Grilled Scallops with Vegetable and Mango Salad
Nutritional values
(Percentage of daily recommendation)
Calorie | 571 cal. | (27 %) | ||
Protein | 40 g | (41 %) | ||
Fat | 27 g | (23 %) | ||
Carbohydrates | 39 g | (26 %) | ||
Sugar added | 0 g | (0 %) | ||
Roughage | 9.8 g | (33 %) |
Vitamin A | 0.6 mg | (75 %) | ||
Vitamin D | 15.1 μg | (76 %) | ||
Vitamin E | 8.1 mg | (68 %) | ||
Vitamin K | 184.7 μg | (308 %) | ||
Vitamin B₁ | 0.5 mg | (50 %) | ||
Vitamin B₂ | 0.9 mg | (82 %) | ||
Niacin | 15.3 mg | (128 %) | ||
Vitamin B₆ | 0.9 mg | (64 %) | ||
Folate | 286 μg | (95 %) | ||
Pantothenic acid | 2.4 mg | (40 %) | ||
Biotin | 13.4 μg | (30 %) | ||
Vitamin B₁₂ | 6 μg | (200 %) | ||
Vitamin C | 170 mg | (179 %) | ||
Potassium | 1,921 mg | (48 %) | ||
Calcium | 343 mg | (34 %) | ||
Magnesium | 232 mg | (77 %) | ||
Iron | 25.4 mg | (169 %) | ||
Iodine | 367 μg | (184 %) | ||
Zinc | 7.8 mg | (98 %) | ||
Saturated fatty acids | 8 g | |||
Uric acid | 1,069 mg | |||
Cholesterol | 467 mg | |||
Complete sugar | 20 g |
Ingredients
- For the salad
- 1 Napa cabbage
- ½ Cucumber
- 1 Bell pepper (red)
- 1 Mango (ripe)
- 1 Avocado (ripe)
- 200 grams Sprout (such as bean sprouts, radish sprouts, beetroot sprouts, onion sprouts)
- 2 Limes
- Also will need
- 4 Tbsps Corn oil
- 2 Tbsps White vinegar
Preparation steps
Rinse and pat dry all the vegetables. Cut the cabbage into strips. Halve the cucumber lengthwise, remove seeds, and cut into thin slices. Also halve and remove seeds from the bell pepper, and cut into strips. Peel the mango, cut the flesh away from the core and dice. Cut the avocado in half, remove the core, and scoop out the flesh with a spoon, then roughly chop. Rinse the sprouts and roughly chop.
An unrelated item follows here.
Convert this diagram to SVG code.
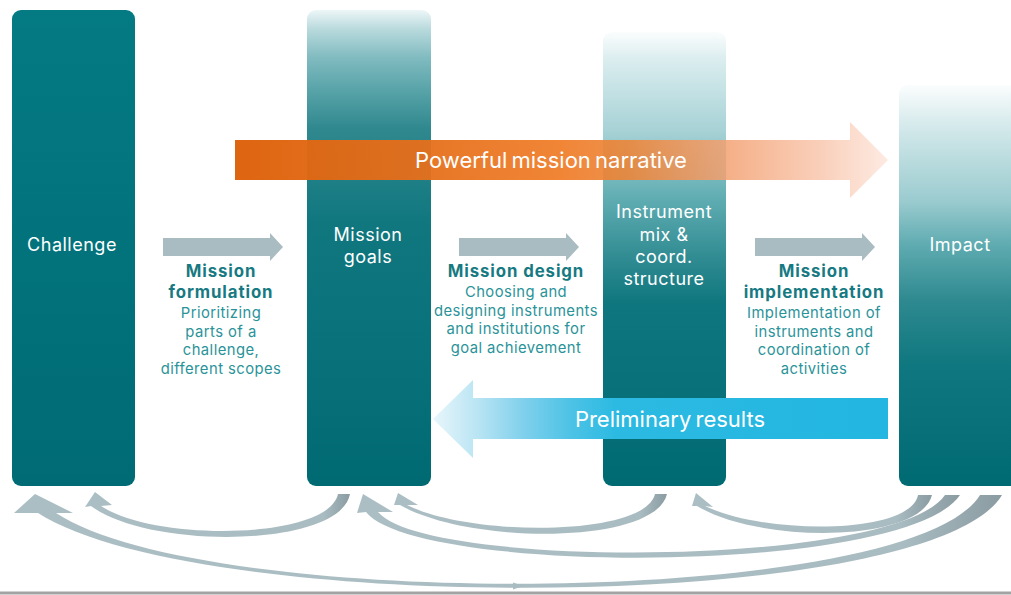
<svg xmlns="http://www.w3.org/2000/svg" width="1011" height="595" viewBox="0 0 1011 595">
<style>
.col{font-family:Inter,"Open Sans","DejaVu Sans",sans-serif;font-size:18px;fill:#ffffff;text-anchor:middle;letter-spacing:0.5px}
.big{font-family:Inter,"Open Sans","DejaVu Sans",sans-serif;font-size:22px;fill:#ffffff;text-anchor:middle;word-spacing:-2px}
.lb{font-family:Inter,"Open Sans","DejaVu Sans",sans-serif;font-size:16.8px;font-weight:bold;fill:#177a82;text-anchor:middle;letter-spacing:0.9px}
.ld{font-family:Inter,"Open Sans","DejaVu Sans",sans-serif;font-size:14.8px;fill:#2a9399;text-anchor:middle;letter-spacing:0.45px}
.step{fill:#a9bcc2}
</style>
<defs>
<linearGradient id="gChal" x1="0" y1="0" x2="0" y2="1">
<stop offset="0" stop-color="#047a83"/><stop offset="1" stop-color="#006b74"/>
</linearGradient>
<linearGradient id="gGoals" x1="0" y1="0" x2="0" y2="1">
<stop offset="0" stop-color="#edf6f7"/><stop offset="0.04" stop-color="#b9dadd"/><stop offset="0.1" stop-color="#80bbc0"/><stop offset="0.17" stop-color="#57a3a8"/><stop offset="0.25" stop-color="#2f888e"/><stop offset="0.45" stop-color="#10777f"/><stop offset="1" stop-color="#006a73"/>
</linearGradient>
<linearGradient id="gInst" x1="0" y1="0" x2="0" y2="1">
<stop offset="0" stop-color="#fbfdfd"/><stop offset="0.06" stop-color="#dbedef"/><stop offset="0.15" stop-color="#bddee1"/><stop offset="0.22" stop-color="#a6d1d5"/><stop offset="0.37" stop-color="#5eacb1"/><stop offset="0.5" stop-color="#2f8b91"/><stop offset="0.6" stop-color="#0e767e"/><stop offset="1" stop-color="#006a73"/>
</linearGradient>
<linearGradient id="gImp" x1="0" y1="0" x2="0" y2="1">
<stop offset="0" stop-color="#fbfdfd"/><stop offset="0.11" stop-color="#d2e8ea"/><stop offset="0.29" stop-color="#9acbcf"/><stop offset="0.4" stop-color="#5eabb0"/><stop offset="0.54" stop-color="#2d898f"/><stop offset="0.7" stop-color="#0f777f"/><stop offset="1" stop-color="#006a73"/>
</linearGradient>
<linearGradient id="gOr" gradientUnits="userSpaceOnUse" x1="235" y1="0" x2="888" y2="0">
<stop offset="0" stop-color="#dd620c" stop-opacity="0.98"/><stop offset="0.3" stop-color="#e6701c" stop-opacity="0.95"/><stop offset="0.5" stop-color="#f07f2c" stop-opacity="0.95"/><stop offset="0.6" stop-color="#ec8538" stop-opacity="0.9"/><stop offset="0.75" stop-color="#f3a070" stop-opacity="0.85"/><stop offset="0.9" stop-color="#f8c4aa" stop-opacity="0.8"/><stop offset="1" stop-color="#fde3d8" stop-opacity="0.75"/>
</linearGradient>
<linearGradient id="gBl" gradientUnits="userSpaceOnUse" x1="433" y1="0" x2="888" y2="0">
<stop offset="0" stop-color="#e8f6fb"/><stop offset="0.1" stop-color="#b8e4f3"/><stop offset="0.2" stop-color="#7fd0ec"/><stop offset="0.3" stop-color="#4ec3e6"/><stop offset="0.4" stop-color="#2cbae2"/><stop offset="1" stop-color="#22b6e0"/>
</linearGradient>
<linearGradient id="fA" gradientUnits="userSpaceOnUse" x1="85" y1="0" x2="350" y2="0">
<stop offset="0" stop-color="#abbec4"/><stop offset="0.9" stop-color="#a9bcc2"/><stop offset="1" stop-color="#8a9ca1"/>
</linearGradient>
<linearGradient id="fD" gradientUnits="userSpaceOnUse" x1="394" y1="0" x2="667" y2="0">
<stop offset="0" stop-color="#abbec4"/><stop offset="0.9" stop-color="#a9bcc2"/><stop offset="1" stop-color="#8a9ca1"/>
</linearGradient>
<linearGradient id="fE" gradientUnits="userSpaceOnUse" x1="692" y1="0" x2="932" y2="0">
<stop offset="0" stop-color="#abbec4"/><stop offset="0.85" stop-color="#a9bcc2"/><stop offset="1" stop-color="#8a9ca1"/>
</linearGradient>
<linearGradient id="fC" gradientUnits="userSpaceOnUse" x1="357" y1="0" x2="960" y2="0">
<stop offset="0" stop-color="#abbec4"/><stop offset="0.9" stop-color="#a9bcc2"/><stop offset="1" stop-color="#8a9ca1"/>
</linearGradient>
<linearGradient id="fB" gradientUnits="userSpaceOnUse" x1="14" y1="0" x2="1002" y2="0">
<stop offset="0" stop-color="#abbec4"/><stop offset="0.9" stop-color="#a9bcc2"/><stop offset="1" stop-color="#8a9ca1"/>
</linearGradient>
</defs>

<g id="challenge">
<rect x="12" y="10" width="123" height="476" rx="9" fill="url(#gChal)"/>
<text class="col" x="72" y="251">Challenge</text>
</g>
<g id="mission-goals">
<rect x="307" y="10" width="124" height="476" rx="9" fill="url(#gGoals)"/>
<text class="col" x="368" y="241">Mission</text>
<text class="col" x="368" y="263">goals</text>
</g>
<g id="instrument-mix">
<rect x="603" y="32" width="123" height="454" rx="9" fill="url(#gInst)"/>
</g>
<g id="impact">
<rect x="899" y="85" width="130" height="401" rx="9" fill="url(#gImp)"/>
<text class="col" x="960" y="251">Impact</text>
</g>

<g id="narrative">
<path d="M235,140 H850 V122 L888,160 L850,198 V180 H235 Z" fill="url(#gOr)"/>
<text class="big" x="551" y="168">Powerful mission narrative</text>
</g>

<g id="preliminary-results">
<path d="M888,398 V439 H473 V458 L433,419 L473,380 V398 Z" fill="url(#gBl)"/>
<text class="big" x="670" y="427">Preliminary results</text>
</g>

<g id="instrument-label">
<text class="col" x="664" y="218">Instrument</text>
<text class="col" x="664" y="241">mix &amp;</text>
<text class="col" x="664" y="263">coord.</text>
<text class="col" x="664" y="285">structure</text>
</g>

<g id="connectors">
<path class="step" d="M163,238 H270 V233 L283,247 L270,261 V256 H163 Z"/>
<path class="step" d="M459,238 H566 V233 L579,247 L566,261 V256 H459 Z"/>
<path class="step" d="M755,238 H862 V233 L875,247 L862,261 V256 H755 Z"/>
<path fill="url(#fA)" d="M350,494 C340,548 150,550 91,506 L85,507 L95,492 L112,505 L101,506 C155,542 328,540 338,494 Z"/>
<path fill="url(#fD)" d="M667,494 C655,545 470,545 400,505 L394,505 L398,493 L418,505 L407,505 C470,537 645,537 655,494 Z"/>
<path fill="url(#fE)" d="M932,495 C920,543 760,544 697,506 L692,506 L696,493 L713,507 L705,506 C765,535 910,535 918,495 Z"/>
<path fill="url(#fC)" d="M960,495 C905,576 415,575 366,512 L357,513 L363,494 L393,512 L378,512 C425,569 895,568 945,495 Z"/>
<path fill="url(#fB)" d="M1002,495 C930,614 200,617 38,513 L14,513 L35,494 L73,513 L56,513 C205,612 910,608 980,495 Z"/>
<polygon fill="#a9bcc2" points="513,582.5 523,586 513,589.5"/>
</g>

<g id="label-formulation">
<text class="lb" x="221" y="277">Mission</text>
<text class="lb" x="221" y="298">formulation</text>
<text class="ld" x="221" y="318">Prioritizing</text>
<text class="ld" x="221" y="336.5">parts of a</text>
<text class="ld" x="221" y="355">challenge,</text>
<text class="ld" x="221" y="373.5">different scopes</text>
</g>
<g id="label-design">
<text class="lb" x="516" y="277">Mission design</text>
<text class="ld" x="516" y="297">Choosing and</text>
<text class="ld" x="516" y="315.5">designing instruments</text>
<text class="ld" x="516" y="334">and institutions for</text>
<text class="ld" x="516" y="352.5">goal achievement</text>
</g>
<g id="label-implementation">
<text class="lb" x="814" y="277">Mission</text>
<text class="lb" x="814" y="298">implementation</text>
<text class="ld" x="814" y="318">Implementation of</text>
<text class="ld" x="814" y="336.5">instruments and</text>
<text class="ld" x="814" y="355">coordination of</text>
<text class="ld" x="814" y="373.5">activities</text>
</g>

<line x1="0" y1="593" x2="1011" y2="593" stroke="#a3a3a3" stroke-width="3"/>
</svg>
Halve the lime and cut into slices. Rinse the scallops and pat dry. Alternately stick the lime slices and scallops on wooden skewers. In a hot grill pan, melt the butter and fry the kebabs until golden brown on both sides. Season with salt and pepper.
Mix all salad ingredients. Combine the oil and vinegar and season with salt and pepper, then drizzle on the salad. Arrange 2 scallop kebabs on plates, evenly distribue the salad and serve immediately.